> EXERCISE
Give the entries back exactly, dropping each image.

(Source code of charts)
....................

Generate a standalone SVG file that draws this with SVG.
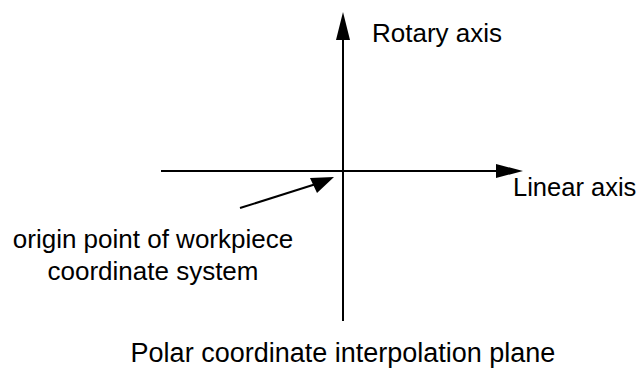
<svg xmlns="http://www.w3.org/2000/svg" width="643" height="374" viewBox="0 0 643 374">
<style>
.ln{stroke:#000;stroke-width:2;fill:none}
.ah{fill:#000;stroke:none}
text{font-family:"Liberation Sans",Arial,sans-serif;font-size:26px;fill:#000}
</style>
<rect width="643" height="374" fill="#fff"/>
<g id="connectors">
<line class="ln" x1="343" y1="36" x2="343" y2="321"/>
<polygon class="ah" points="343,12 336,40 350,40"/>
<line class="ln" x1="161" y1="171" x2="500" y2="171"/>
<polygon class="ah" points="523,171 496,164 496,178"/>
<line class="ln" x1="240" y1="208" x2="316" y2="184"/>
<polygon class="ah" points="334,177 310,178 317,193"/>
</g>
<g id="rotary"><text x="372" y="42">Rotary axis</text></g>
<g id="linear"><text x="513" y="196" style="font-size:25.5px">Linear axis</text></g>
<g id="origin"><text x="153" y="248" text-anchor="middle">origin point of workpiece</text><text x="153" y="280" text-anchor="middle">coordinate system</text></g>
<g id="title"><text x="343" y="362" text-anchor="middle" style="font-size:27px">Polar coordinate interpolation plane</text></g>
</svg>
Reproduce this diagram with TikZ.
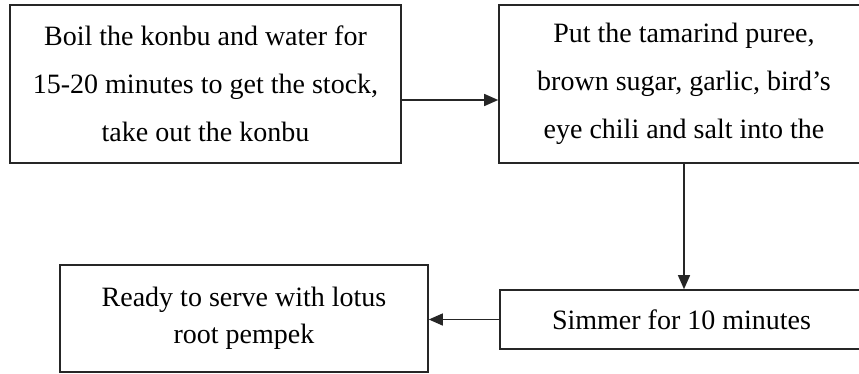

....................

> RESPONSE BELOW
Generate a standalone SVG file that draws this with SVG.
<svg xmlns="http://www.w3.org/2000/svg" width="643" height="374" viewBox="0 0 643 374">
<style>
.ln{stroke:#000;stroke-width:2;fill:none}
.ah{fill:#000;stroke:none}
text{font-family:"Liberation Sans",Arial,sans-serif;font-size:26px;fill:#000}
</style>
<rect width="643" height="374" fill="#fff"/>
<g id="connectors">
<line class="ln" x1="343" y1="36" x2="343" y2="321"/>
<polygon class="ah" points="343,12 336,40 350,40"/>
<line class="ln" x1="161" y1="171" x2="500" y2="171"/>
<polygon class="ah" points="523,171 496,164 496,178"/>
<line class="ln" x1="240" y1="208" x2="316" y2="184"/>
<polygon class="ah" points="334,177 310,178 317,193"/>
</g>
<g id="rotary"><text x="372" y="42">Rotary axis</text></g>
<g id="linear"><text x="513" y="196" style="font-size:25.5px">Linear axis</text></g>
<g id="origin"><text x="153" y="248" text-anchor="middle">origin point of workpiece</text><text x="153" y="280" text-anchor="middle">coordinate system</text></g>
<g id="title"><text x="343" y="362" text-anchor="middle" style="font-size:27px">Polar coordinate interpolation plane</text></g>
</svg>
Reproduce this diagram with TikZ.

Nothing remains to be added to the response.